Laurie Goodstein does point out in her Times story, “a recent spate of arrests of Muslims accused of terrorism in the United States has revealed that many of them were radicalized by militant preaching they found on the Internet.” The media’s endorsement of the MPAC video implies that this intellectual jujitsu by MPAC and ISNA is just what the doctor ordered. No analysis provided.
Interestingly, this video does represent a relatively new public salvo in a long-realized internecine conflict between Islamist groups. The non-violent pseudo-modern branches of American and Western political Islam (MPAC, ISNA, et.al) are basically Islamism 4.0. They are simply trying to teach the violent branches of global political Islam (Al Qaeda, HAMAS, Hezbullah, the Taliban, et.al) (Islamism 3.0) a lesson about a better “jihad” and a better strategy for political Islam. These internecine Islamist feuds will do nothing to counter radicalization because they are built on the same core ideologies of political Islam that threaten us.
The Times and CNN were careless to ignore genuine Muslim reformers (anti-Islamists) not steeped in the ideologies of the Muslim Brotherhood like all nine of these so-called moderate imams are. Moderation is not about violence; it is about political Islam versus classical liberalism. The media and government approach to Muslim radicalization is too often skin-deep — violent Muslims bad; non-violent Muslims good.

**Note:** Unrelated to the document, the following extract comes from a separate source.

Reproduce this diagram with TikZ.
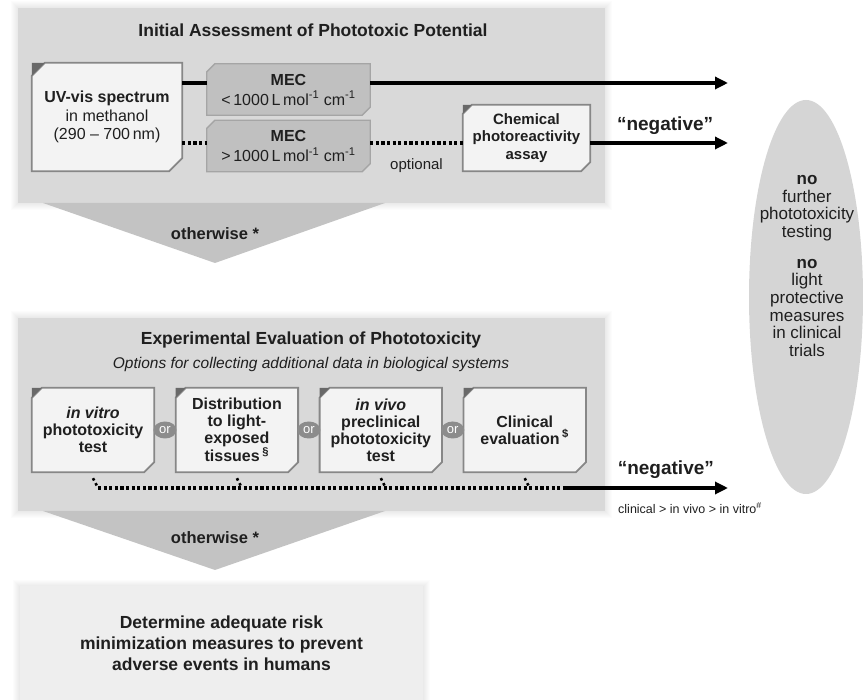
\documentclass[tikz,border=0pt]{standalone}
\usepackage{fontspec}
\setmainfont{Liberation Sans}
\usetikzlibrary{arrows.meta, positioning, shapes.geometric, backgrounds, calc}
\definecolor{panelgray}{RGB}{217, 217, 217}
\definecolor{chevgray}{RGB}{195, 195, 195}
\definecolor{boxfill}{RGB}{243, 243, 243}
\definecolor{boxedge}{RGB}{135, 135, 135}
\definecolor{mecfill}{RGB}{192, 192, 192}
\definecolor{mecedge}{RGB}{165, 165, 165}
\definecolor{cornergray}{RGB}{105, 105, 105}
\definecolor{orgray}{RGB}{140, 140, 140}
\definecolor{ellgray}{RGB}{213, 213, 213}
\definecolor{lastfill}{RGB}{238, 238, 238}
\newcommand{\fs}[2]{\fontsize{#1}{#2}\selectfont}
% outline with cut corners top-left and bottom-right
\newcommand{\chamferbox}[3]{%
  \path[#3] ([xshift=#2]#1.north west) -- (#1.north east)
    -- ([yshift=#2]#1.south east) -- ([xshift=-#2]#1.south east)
    -- (#1.south west) -- ([yshift=-#2]#1.north west) -- cycle;}
\newcommand{\cornermark}[2]{%
  \fill[cornergray] (#1.north west) -- ([xshift=#2]#1.north west)
    -- ([yshift=-#2]#1.north west) -- cycle;}
% soft edge round a panel
\newcommand{\halo}[2]{%
  \foreach \d in {1,...,7}
    \fill[black, opacity=0.012] ($#1+(-\d,-\d)$) rectangle ($#2+(\d,\d)$);}

\begin{document}
\begin{tikzpicture}[
  x=1pt, y=-1pt,
  every node/.style={inner sep=0pt, align=center, text=black!88},
  title/.style={font=\fs{17.5}{20}\bfseries},
  subtitle/.style={font=\fs{15.5}{18}\itshape},
  uvbox/.style={minimum width=150pt, minimum height=108pt, font=\fs{16}{18.3}},
  mecbox/.style={minimum width=163pt, minimum height=51pt, font=\fs{16}{20}},
  chembox/.style={minimum width=127pt, minimum height=66pt, font=\fs{15}{17.5}\bfseries},
  testbox/.style={minimum width=122pt, minimum height=84pt, font=\fs{16}{17}\bfseries},
  boxline/.style={draw=boxedge, fill=boxfill, line width=1.8pt},
  mecline/.style={draw=mecedge, fill=mecfill, line width=1.3pt},
  orlabel/.style={ellipse, fill=orgray, minimum width=23pt, minimum height=17pt,
                  text=white, font=\fs{13}{14}},
  otherw/.style={font=\fs{16.5}{20}\bfseries},
  link/.style={line width=3.2pt},
  dotline/.style={line width=3.2pt, dash pattern=on 3.2pt off 2.4pt},
  arrow/.style={line width=3.2pt, -{Triangle[length=13pt, width=12pt]}},
  lb/.style={font=\fs{19}{21}\bfseries},
  node distance=21.5pt
]
\useasboundingbox (0,0) rectangle (863,700);

% ── Levels of the connectors ────────────────────────────────────────────────
\coordinate (lvlA) at (0,83);
\coordinate (lvlB) at (0,143);
\coordinate (lvlC) at (0,488);
\coordinate (endx) at (728,0);

% ── Initial assessment ──────────────────────────────────────────────────────
\node[title] (initial) at (313,30) {Initial Assessment of Phototoxic Potential};

\node[uvbox] (uv) at (107,117)
  {\textbf{UV-vis spectrum}\\in methanol\\(290 – 700\,nm)};

\node[mecbox] (mecA) at (288.5,89.5)
  {\textbf{MEC}\\{<}\,1000\,L\,mol\textsuperscript{-1} cm\textsuperscript{-1}};

\node[mecbox] (mecB) at (288.5,146)
  {\textbf{MEC}\\{>}\,1000\,L\,mol\textsuperscript{-1} cm\textsuperscript{-1}};

\node[chembox] (chem) at (526.5,138)
  {Chemical\\photoreactivity\\assay};

\node[otherw] (other1) at (215,234) {otherwise *};

% ── Experimental evaluation ─────────────────────────────────────────────────
\node[title] (experim) at (311,340) {Experimental Evaluation of Phototoxicity};
\node[subtitle, below=9pt of experim] (options)
  {Options for collecting additional data in biological systems};

\node[testbox] (vitro) at (93,430)
  {\textit{in vitro}\\phototoxicity\\test};
\node[testbox, right=of vitro] (distrib)
  {Distribution\\to light-\\exposed\\tissues\,\textsuperscript{§}};
\node[testbox, right=of distrib] (vivo)
  {\textit{in vivo}\\preclinical\\phototoxicity\\test};
\node[testbox, right=of vivo] (clinic)
  {Clinical\\evaluation\,\textsuperscript{\$}};

\node[otherw] (other2) at (215,538) {otherwise *};

\node[fill=lastfill, minimum width=403pt, minimum height=114pt,
      font=\fs{17.5}{21}\bfseries] (risk) at (221.5,643)
  {Determine adequate risk\\minimization measures to prevent\\adverse events in humans};

% ── Outcome ─────────────────────────────────────────────────────────────────
\node[ellipse, fill=ellgray, minimum width=114pt, minimum height=394pt] (stopshape)
  at (806,297) {};
\node[font=\fs{17}{17.7}] (stop) at (807,266)
  {\textbf{no}\\further\\phototoxicity\\testing\\[13pt]
   \textbf{no}\\light\\protective\\measures\\in clinical\\trials};

% ── Panels and box outlines ─────────────────────────────────────────────────
\begin{scope}[on background layer]
  \halo{(18,8)}{(605,203)}
  \halo{(18,318)}{(605,511)}
  \halo{(20,587)}{(423,700)}
  \fill[panelgray] (18,8) rectangle (605,203);
  \fill[chevgray] (43,203) -- (385,203) -- (215,263) -- cycle;
  \fill[panelgray] (18,318) rectangle (605,511);
  \fill[chevgray] (43,511) -- (385,511) -- (215,570) -- cycle;

  \chamferbox{uv}{13pt}{boxline}
  \cornermark{uv}{13pt}
  \chamferbox{mecA}{8pt}{mecline}
  \chamferbox{mecB}{8pt}{mecline}
  \chamferbox{chem}{9pt}{boxline}
  \cornermark{chem}{9pt}
  \foreach \b in {vitro, distrib, vivo, clinic} {
    \chamferbox{\b}{10pt}{boxline}
    \cornermark{\b}{10pt}
  }
\end{scope}

% ── "or" between the tests ──────────────────────────────────────────────────
\node[orlabel] (or1) at ($(vitro.east)!0.5!(distrib.west)$) {or};
\node[orlabel] (or2) at ($(distrib.east)!0.5!(vivo.west)$) {or};
\node[orlabel] (or3) at ($(vivo.east)!0.5!(clinic.west)$) {or};

% ── Connectors ──────────────────────────────────────────────────────────────
\draw[link] (uv.east |- lvlA) -- (mecA.west |- lvlA);
\draw[arrow] (mecA.east |- lvlA) -- (endx |- lvlA);

\draw[dotline] (uv.east |- lvlB) -- (mecB.west |- lvlB);
\draw[dotline] (mecB.east |- lvlB) --
  node[below=14pt, font=\fs{15}{17}]{optional} (chem.west |- lvlB);
\draw[arrow] (chem.east |- lvlB) --
  node[above=7pt, xshift=6pt, lb]{“negative”} (endx |- lvlB);

% tests → common line
\foreach \b in {vitro, distrib, vivo, clinic}
  \draw[dotline, line width=2.6pt, dash pattern=on 2.6pt off 3pt]
    ([yshift=-6pt]\b.south) -- ([xshift=5pt]\b.south |- lvlC);
\coordinate (dotend) at ([xshift=41pt]clinic.south |- lvlC);
\draw[dotline] ([xshift=5pt]vitro.south |- lvlC) -- (dotend);
\draw[arrow] (dotend) -- node[above=8pt, xshift=19pt, lb]{“negative”} (endx |- lvlC);
\node[anchor=west, font=\fs{12.5}{14}] (order) at (618,508)
  {clinical > in vivo > in vitro\textsuperscript{\#}};

\end{tikzpicture}
\end{document}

They should not accept these shortcut videos at face value, but rather look toward a more thoughtful review of the tactics and long term goals of Islamist organizations like MPAC and ISNA with respect to Islamic supremacy, shariah, political Islam and reform.
MPAC is banking on the fact that no one is going to press them or their imams for specifics that would expose their adherence to political Islam. They know that the majority of Americans view Islamist terror as simply a problem of “violence” and not a deeper ideological continuum between political Islam and classical liberalism.
The entire cause of political Islam will ultimately need to be intellectually defeated. Political Islam is a theocratic system of shariah law that is anathema to Western secular liberal democracies and an impediment to the genuine practice of a spiritual Islam. The Muslim consciousness needs a separation of mosque and state, which these Islamist imams will deeply fight.
Don’t be deceived with this video. It appears to be against terrorism but is also still pro-Islamism. Internecine disputes between Islamists about the means they use will do nothing for American security.
Dr. M. Zuhdi Jasser is the founder and president of the American Islamic Forum for Democracy, which is based in Phoenix, Arizona. He is a physician in private practice and a former U.S. Navy Lieutenant Commander.